Elmore Leonard was one of the best American crime writers of the last half-century, and I feel certain he will eventually be considered in the same league as Raymond Chandler and Dashiell Hammett, whose work in the genre dominated the half-century before. His characters are memorable and distinct, even though, as he himself admitted, or boasted, they represent variations on a handful of types. They also have considerable depth despite their relatively simple personalities and range of desires.
That depth is stunningly conveyed by his handling of free indirect intercourse and interior monologue, narrative devices that give readers the illusion of “listening in” on a character’s thoughts unfolding, like a silent, one-sided conversation, inside his or her mind.
Many readers overlook the farcical element that often emerges in Leonard’s grimmest and most terrifying scenes.
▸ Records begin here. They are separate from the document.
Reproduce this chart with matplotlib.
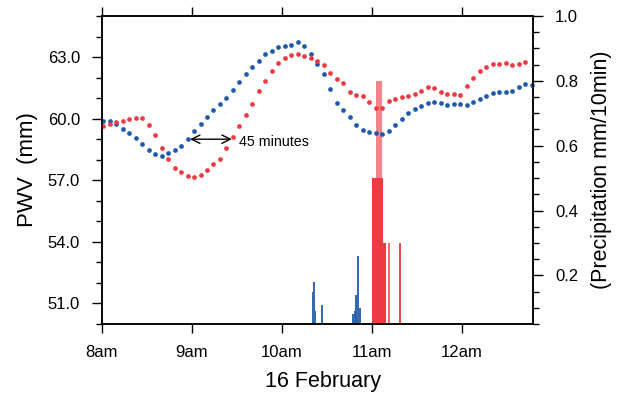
import numpy as np
import matplotlib
matplotlib.use('Agg')
import matplotlib.pyplot as plt
from matplotlib.ticker import FixedLocator, FormatStrFormatter

plt.rcParams['font.family'] = ['Liberation Sans', 'DejaVu Sans']

# ---------------- data ----------------
# PWV samples (minutes after 08:00), regular sampling grid
sample_start_min = 0.9
sample_step_min = 4.33

blue_pwv = [59.89, 59.89, 59.73, 59.49, 59.31, 59.08, 58.76, 58.46, 58.30, 58.20,
            58.32, 58.48, 58.67, 59.02, 59.40, 59.73, 60.07, 60.41, 60.72, 61.03,
            61.39, 61.80, 62.19, 62.53, 62.82, 63.13, 63.31, 63.51, 63.52, 63.60,
            63.73, 63.55, 63.16, 62.67, 62.16, 61.44, 60.76, 60.43, 60.06, 59.70,
            59.45, 59.33, 59.29, 59.26, 59.40, 59.68, 59.96, 60.28, 60.46, 60.60,
            60.74, 60.79, 60.74, 60.66, 60.71, 60.71, 60.67, 60.79, 60.97, 61.08,
            61.23, 61.31, 61.31, 61.34, 61.54, 61.68, 61.63]

red_pwv = [59.65, 59.76, 59.84, 59.88, 59.98, 60.01, 60.01, 59.68, 59.21, 58.56,
           58.04, 57.62, 57.39, 57.21, 57.18, 57.28, 57.50, 57.77, 58.02, 58.56,
           59.13, 59.62, 60.17, 60.72, 61.34, 61.84, 62.33, 62.71, 62.97, 63.11,
           63.13, 63.03, 62.94, 62.82, 62.61, 62.22, 61.93, 61.73, 61.30, 61.15,
           61.08, 60.82, 60.54, 60.54, 60.87, 60.97, 61.05, 61.11, 61.18, 61.36,
           61.55, 61.50, 61.31, 61.21, 61.21, 61.16, 61.57, 61.98, 62.32, 62.53,
           62.64, 62.68, 62.69, 62.61, 62.64, 62.76]

# precipitation (mm/10min), time in minutes after 08:00
blue_prec_t = [140.5, 141.6, 142.5, 146.6, 167.6, 168.6, 169.5, 170.7, 171.9]
blue_prec = [0.15, 0.18, 0.09, 0.11, 0.08, 0.09, 0.14, 0.26, 0.10]

red_peak_t = [184.7]
red_peak = [0.80]
red_prec_t = [181.0, 182.0, 183.0, 184.0, 185.0, 186.0, 187.0, 188.5, 191.4, 198.6]
red_prec = [0.50, 0.50, 0.50, 0.50, 0.50, 0.50, 0.50, 0.30, 0.30, 0.30]

hour_ticks = [0, 60, 120, 180, 240]
hour_labels = ['8am', '9am', '10am', '11am', '12am']
pwv_ticks = [51, 54, 57, 60, 63]
prec_ticks = [0.2, 0.4, 0.6, 0.8, 1.0]

# ---------------- plot ----------------
BLUE = '#1f5aa8'
RED = '#ee3a44'
LIGHT_RED = '#f2858a'

t_blue = sample_start_min + sample_step_min * np.arange(len(blue_pwv))
t_red = sample_start_min + sample_step_min * np.arange(len(red_pwv))

fig = plt.figure(figsize=(6.18, 3.94), dpi=100)
ax = fig.add_axes([0.1646, 0.1777, 0.6974, 0.7817])
ax2 = ax.twinx()
ax.set_zorder(ax2.get_zorder() + 1)
ax.patch.set_visible(False)

# bars on right axis
ax2.bar(red_peak_t, red_peak, width=4.0, color=LIGHT_RED, linewidth=0)
widths = [1.5] * 8 + [1.3, 1.3]
colors = [RED] * 8 + ['#f36a72', '#f04a53']
for t, v, w, c in zip(red_prec_t, red_prec, widths, colors):
    ax2.bar(t, v, width=w, color=c, linewidth=0)
ax2.bar(blue_prec_t, blue_prec, width=1.3, color=BLUE, alpha=0.9, linewidth=0)

# PWV dots on left axis
ax.plot(t_blue, blue_pwv, 'o', ms=3.4, color=BLUE, mec='none', clip_on=False)
ax.plot(t_red, red_pwv, 'o', ms=3.4, color=RED, mec='none', clip_on=False)

# annotation
ax.annotate('', xy=(86.7, 59.0), xytext=(58.9, 59.0),
            arrowprops=dict(arrowstyle='<->,head_length=0.6,head_width=0.3',
                            color='black', lw=1.0, shrinkA=0, shrinkB=0))
ax.text(91.7, 58.86, '45 minutes', fontsize=10.3, ha='left', va='center')

# axes limits / ticks
ax.set_xlim(0, 287.3)
ax.set_xticks(hour_ticks)
ax.set_xticklabels(hour_labels)
ax.tick_params(axis='x', which='major', direction='out', length=6.8, width=1.0,
               top=True, labeltop=False, pad=8.5, labelsize=12)

ax.set_ylim(50, 65)
ax.yaxis.set_major_locator(FixedLocator(pwv_ticks))
ax.yaxis.set_minor_locator(FixedLocator(list(range(50, 66))))
ax.yaxis.set_major_formatter(FormatStrFormatter('%.1f'))
ax.tick_params(axis='y', which='major', direction='out', length=7.2, width=1.0,
               pad=8.4, labelsize=12)
ax.tick_params(axis='y', which='minor', direction='out', length=4.6, width=1.0)

ax2.set_ylim(0.05, 1.0)
ax2.yaxis.set_major_locator(FixedLocator(prec_ticks))
ax2.yaxis.set_minor_locator(FixedLocator([0.05 * k for k in range(1, 21)]))
ax2.yaxis.set_major_formatter(FormatStrFormatter('%.1f'))
ax2.tick_params(axis='y', which='major', direction='out', length=7.2, width=1.0,
                pad=9, labelsize=12)
ax2.tick_params(axis='y', which='minor', direction='out', length=4.6, width=1.0)

for a in (ax, ax2):
    for s in a.spines.values():
        s.set_linewidth(1.1)

ax.set_ylabel('PWV  (mm)', fontsize=16)
ax.yaxis.set_label_coords(-0.149, 0.5)
ax2.set_ylabel('(Precipitation mm/10min)', fontsize=15.5)
ax2.yaxis.set_label_coords(1.135, 0.5)
ax.set_xlabel('16 February', fontsize=15.5)
ax.xaxis.set_label_coords(0.513, -0.153)

fig.savefig('out.png', dpi=100)
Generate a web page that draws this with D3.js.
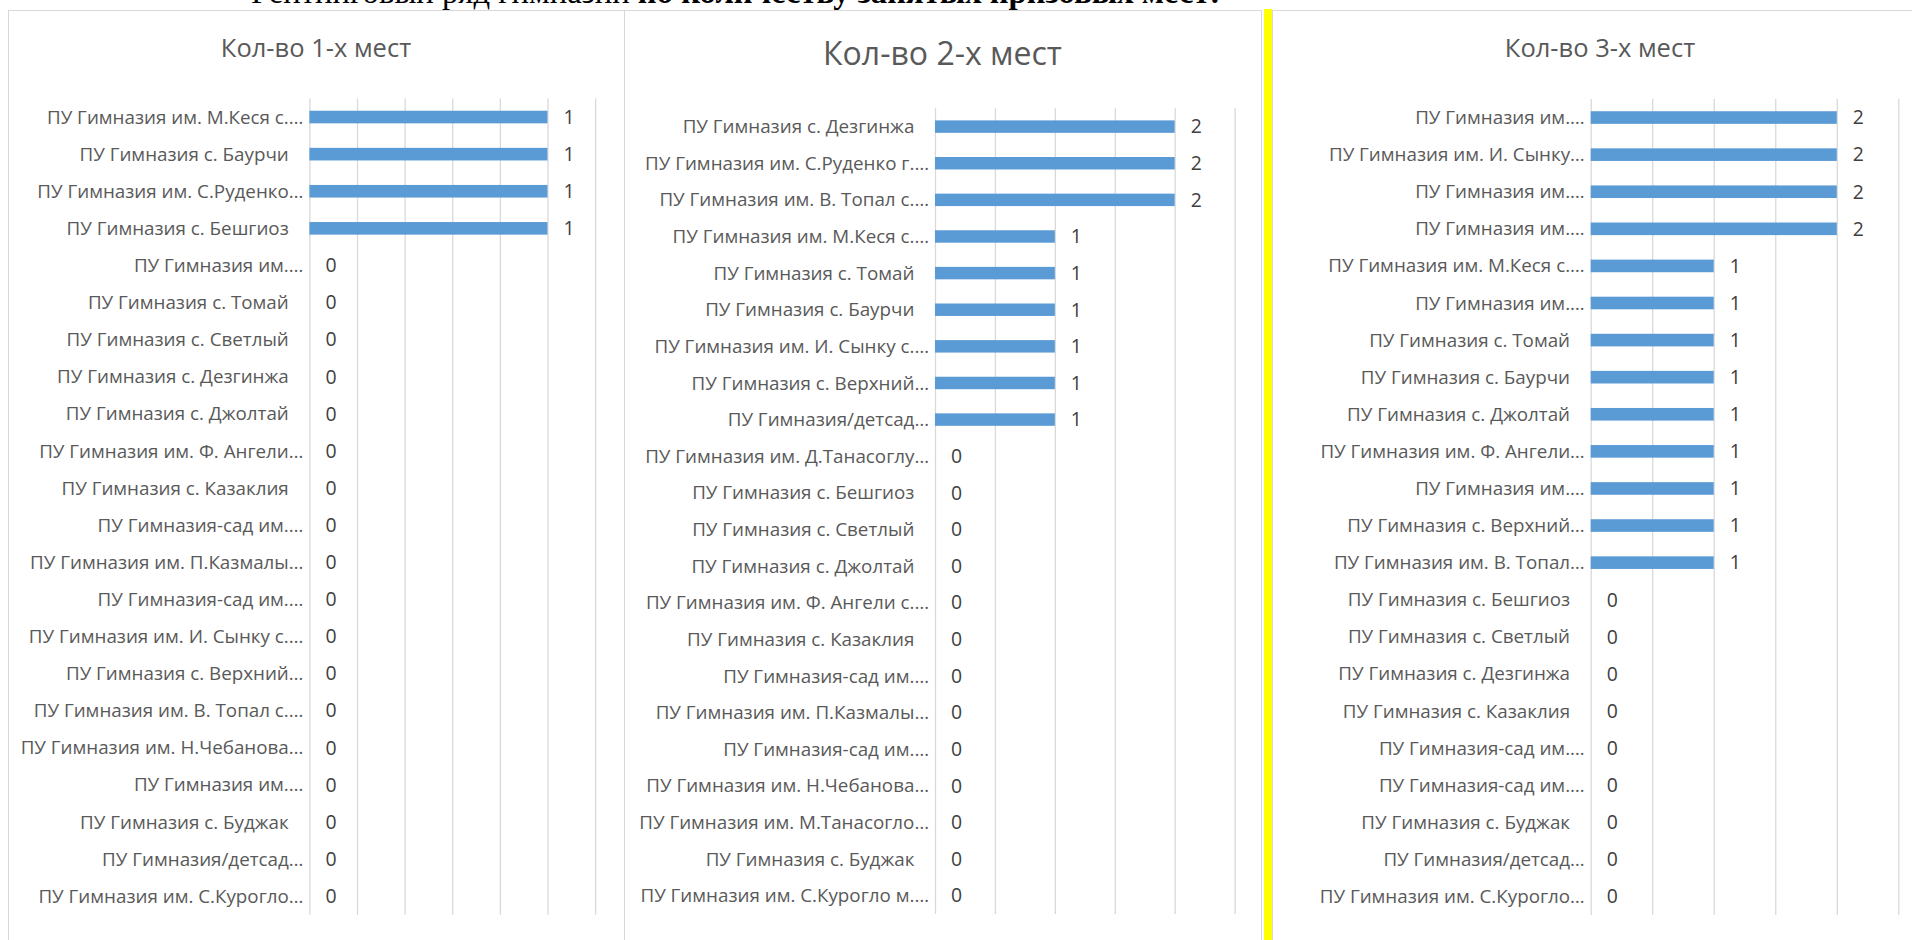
<!DOCTYPE html>
<html>
<head>
<meta charset="utf-8">
<script src="https://cdn.jsdelivr.net/npm/d3@7"></script>
<style>
  body { margin: 0; background: #fff; overflow: hidden; }
  svg { display: block; }
  text { white-space: pre; }
</style>
</head>
<body>
<svg id="chart" width="1912" height="940"></svg>
<script>
// Data (top-to-bottom order as drawn)
const headingPlain = 'Рейтинговый ряд гимназий ';
const headingBold = 'по количеству занятых призовых мест:';

const firstPlaceSchools = [
  'ПУ Гимназия им. М.Кеся с.…', 'ПУ Гимназия с. Баурчи   ', 'ПУ Гимназия им. С.Руденко…',
  'ПУ Гимназия с. Бешгиоз   ', 'ПУ Гимназия им.…', 'ПУ Гимназия с. Томай   ',
  'ПУ Гимназия с. Светлый   ', 'ПУ Гимназия с. Дезгинжа   ', 'ПУ Гимназия с. Джолтай   ',
  'ПУ Гимназия им. Ф. Ангели…', 'ПУ Гимназия с. Казаклия   ', 'ПУ Гимназия-сад им.…',
  'ПУ Гимназия им. П.Казмалы…', 'ПУ Гимназия-сад им.…', 'ПУ Гимназия им. И. Сынку с.…',
  'ПУ Гимназия с. Верхний…', 'ПУ Гимназия им. В. Топал с.…', 'ПУ Гимназия им. Н.Чебанова…',
  'ПУ Гимназия им.…', 'ПУ Гимназия с. Буджак   ', 'ПУ Гимназия/детсад…',
  'ПУ Гимназия им. С.Курогло…'
];
const firstPlaceCounts = [1, 1, 1, 1, 0, 0, 0, 0, 0, 0, 0, 0, 0, 0, 0, 0, 0, 0, 0, 0, 0, 0];

const secondPlaceSchools = [
  'ПУ Гимназия с. Дезгинжа   ', 'ПУ Гимназия им. С.Руденко г.…', 'ПУ Гимназия им. В. Топал с.…',
  'ПУ Гимназия им. М.Кеся с.…', 'ПУ Гимназия с. Томай   ', 'ПУ Гимназия с. Баурчи   ',
  'ПУ Гимназия им. И. Сынку с.…', 'ПУ Гимназия с. Верхний…', 'ПУ Гимназия/детсад…',
  'ПУ Гимназия им. Д.Танасоглу…', 'ПУ Гимназия с. Бешгиоз   ', 'ПУ Гимназия с. Светлый   ',
  'ПУ Гимназия с. Джолтай   ', 'ПУ Гимназия им. Ф. Ангели с.…', 'ПУ Гимназия с. Казаклия   ',
  'ПУ Гимназия-сад им.…', 'ПУ Гимназия им. П.Казмалы…', 'ПУ Гимназия-сад им.…',
  'ПУ Гимназия им. Н.Чебанова…', 'ПУ Гимназия им. М.Танасогло…', 'ПУ Гимназия с. Буджак   ',
  'ПУ Гимназия им. С.Курогло м.…'
];
const secondPlaceCounts = [2, 2, 2, 1, 1, 1, 1, 1, 1, 0, 0, 0, 0, 0, 0, 0, 0, 0, 0, 0, 0, 0];

const thirdPlaceSchools = [
  'ПУ Гимназия им.…', 'ПУ Гимназия им. И. Сынку…', 'ПУ Гимназия им.…',
  'ПУ Гимназия им.…', 'ПУ Гимназия им. М.Кеся с.…', 'ПУ Гимназия им.…',
  'ПУ Гимназия с. Томай   ', 'ПУ Гимназия с. Баурчи   ', 'ПУ Гимназия с. Джолтай   ',
  'ПУ Гимназия им. Ф. Ангели…', 'ПУ Гимназия им.…', 'ПУ Гимназия с. Верхний…',
  'ПУ Гимназия им. В. Топал…', 'ПУ Гимназия с. Бешгиоз   ', 'ПУ Гимназия с. Светлый   ',
  'ПУ Гимназия с. Дезгинжа   ', 'ПУ Гимназия с. Казаклия   ', 'ПУ Гимназия-сад им.…',
  'ПУ Гимназия-сад им.…', 'ПУ Гимназия с. Буджак   ', 'ПУ Гимназия/детсад…',
  'ПУ Гимназия им. С.Курогло…'
];
const thirdPlaceCounts = [2, 2, 2, 2, 1, 1, 1, 1, 1, 1, 1, 1, 1, 0, 0, 0, 0, 0, 0, 0, 0, 0];

const panelTitles = ['Кол-во 1-х мест', 'Кол-во 2-х мест', 'Кол-во 3-х мест'];
const axisMax = [1.2, 2.5, 2.5];

let svg = d3.select('#chart');

let labelFont = '"Open Sans", "Noto Sans", sans-serif';
let barColor = '#5b9bd5';
let gridColor = '#d9d9d9';

// Page heading, mostly cut off at the top edge (as in the document)
let heading = svg.append('text')
  .attr('x', 251)
  .attr('y', 3)
  .attr('font-family', '"Liberation Serif", serif')
  .attr('font-size', 32.7)
  .attr('fill', '#000');
heading.append('tspan').text(headingPlain);
heading.append('tspan').attr('font-weight', 'bold').text(headingBold);

// layout of the three chart boxes (pixels)
let panels = [
  {title: panelTitles[0], labels: firstPlaceSchools, values: firstPlaceCounts, max: axisMax[0],
    frameLeft: 8, frameRight: 624, titleY: 57, titleSize: 25.5,
    left: 309.4, right: 595.1, top: 98.5, bottom: 914.7},
  {title: panelTitles[1], labels: secondPlaceSchools, values: secondPlaceCounts, max: axisMax[1],
    frameLeft: 624, frameRight: 1261, titleY: 65, titleSize: 32,
    left: 935, right: 1234.6, top: 108.3, bottom: 914},
  {title: panelTitles[2], labels: thirdPlaceSchools, values: thirdPlaceCounts, max: axisMax[2],
    frameLeft: 1272, frameRight: 1928, titleY: 57, titleSize: 25.5,
    left: 1590.7, right: 1898.3, top: 99, bottom: 915}
];

panels.forEach(function (p) {
  let g = svg.append('g').attr('class', 'panel');

  // chart box
  g.append('rect')
    .attr('x', p.frameLeft + 0.5)
    .attr('y', 10.5)
    .attr('width', p.frameRight - p.frameLeft)
    .attr('height', 1000)
    .attr('fill', 'none')
    .attr('stroke', gridColor);

  g.append('text')
    .attr('x', (p.frameLeft + p.frameRight) / 2)
    .attr('y', p.titleY)
    .attr('text-anchor', 'middle')
    .attr('font-family', labelFont)
    .attr('font-size', p.titleSize)
    .attr('fill', '#595959')
    .text(p.title);

  let x = d3.scaleLinear()
    .domain([0, p.max])
    .range([p.left, p.right]);

  let y = d3.scaleBand()
    .domain(d3.range(p.labels.length))
    .range([p.top, p.bottom])
    .paddingInner(0.66)
    .paddingOuter(0.33);

  // vertical gridlines (value axis itself is hidden)
  g.append('g')
    .attr('class', 'grid')
    .attr('transform', 'translate(0,' + p.bottom + ')')
    .call(d3.axisBottom(x).ticks(p.max > 2 ? 5 : 6).tickSize(-(p.bottom - p.top)).tickFormat(''))
    .call((a) => a.select('.domain').remove())
    .selectAll('line')
    .attr('stroke', gridColor)
    .attr('stroke-width', 1.3);

  g.selectAll('.bar')
    .data(p.values)
    .enter().append('rect')
    .attr('class', 'bar')
    .attr('x', x(0))
    .attr('y', (d, i) => y(i))
    .attr('width', (d) => x(d) - x(0))
    .attr('height', y.bandwidth())
    .attr('fill', barColor);

  // category labels
  g.selectAll('.cat')
    .data(p.labels)
    .enter().append('text')
    .attr('class', 'cat')
    .attr('x', p.left - 6)
    .attr('y', (d, i) => y(i) + y.bandwidth() / 2)
    .attr('dy', '0.35em')
    .attr('text-anchor', 'end')
    .attr('font-family', labelFont)
    .attr('font-size', 18.8)
    .attr('fill', '#595959')
    .text((d) => d);

  // value labels
  g.selectAll('.val')
    .data(p.values)
    .enter().append('text')
    .attr('class', 'val')
    .attr('x', (d) => x(d) + 16)
    .attr('y', (d, i) => y(i) + y.bandwidth() / 2)
    .attr('dy', '0.35em')
    .attr('font-family', labelFont)
    .attr('font-size', 19.4)
    .attr('fill', '#404040')
    .text((d) => d);
});

// yellow highlight stripe between the 2nd and 3rd charts
svg.append('rect')
  .attr('x', 1264)
  .attr('y', 9)
  .attr('width', 8)
  .attr('height', 931)
  .attr('fill', '#ffff00');
</script>
</body>
</html>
Some of his plots are so riddled with coincidence that if we weren’t utterly hypnotized by his characters and transfixed by our anticipation of, as the author himself puts it, “what happens next,” we’d throw the book across the room. But that’s one of the great things about Leonard’s fictional world—we don’t. His fiction is childlike in its ability to make us keep reading despite its real-life implausibility. He makes us identify with his own sense of wonder at what’s happening right in front of him, so that we rarely question our reading experience from the inside.
Leonard’s themes are deeply rooted in our time and nation, and to that extent, they will continue to be of historical interest to generations of readers and critics coming long afterwards. But his legacy embraces features that make him a writer for all time, and any nation.